Talking of Dame Julian of Norwich, the 14th-century anchoress, she is what Radio 3's talent for self-publicity makes Paula Yates look like. Let's rephrase that: considering the tiny number of people who are remotely interested in Radio 3, the amount of newsprint it contrives to generate is quite enormous. This week it has outdone itself, with major broadsheet coverage for Centurions, the series that profiles the 100 most influential artists of the 20th century. Column yards have been devoted to dissecting the (admittedly inconsistent and implausible) list - a magnificent achievement given that the series goes out at teatime on a Sunday afternoon and is, judging by the first programme, really quite dull. Apart from anything else, this profile of Kafka never touched on the most influential aspect of his work: the fatalistic sensibility we call Kafkaesque, with its grim sense of life hemmed in by incomprehensible rules, arbitrary destiny and self-serving authority colluding to beat us down.

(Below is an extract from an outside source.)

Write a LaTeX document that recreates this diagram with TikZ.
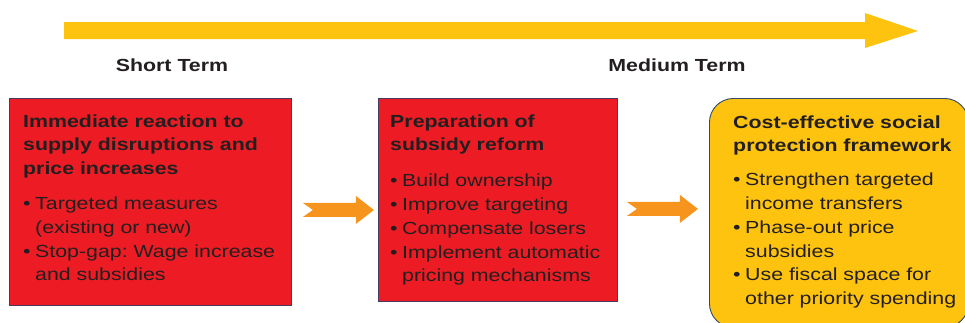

You can overestimate his influence, though. Nicholas Monsarrat's The Cruel Sea, Radio 2's new drama serial on Wednesday evenings, is one of those wartime yarns that celebrate the hemmed-in life: things may be miserable on board the corvette Compass Rose, but obedience and mucking in make life bearable. There are some silly, stagey moments in Jonathan Ruffle's production, but it's hard not to feel some primitive stirrings in response to this hymn to comradeship and doing your duty. So much for Kafka.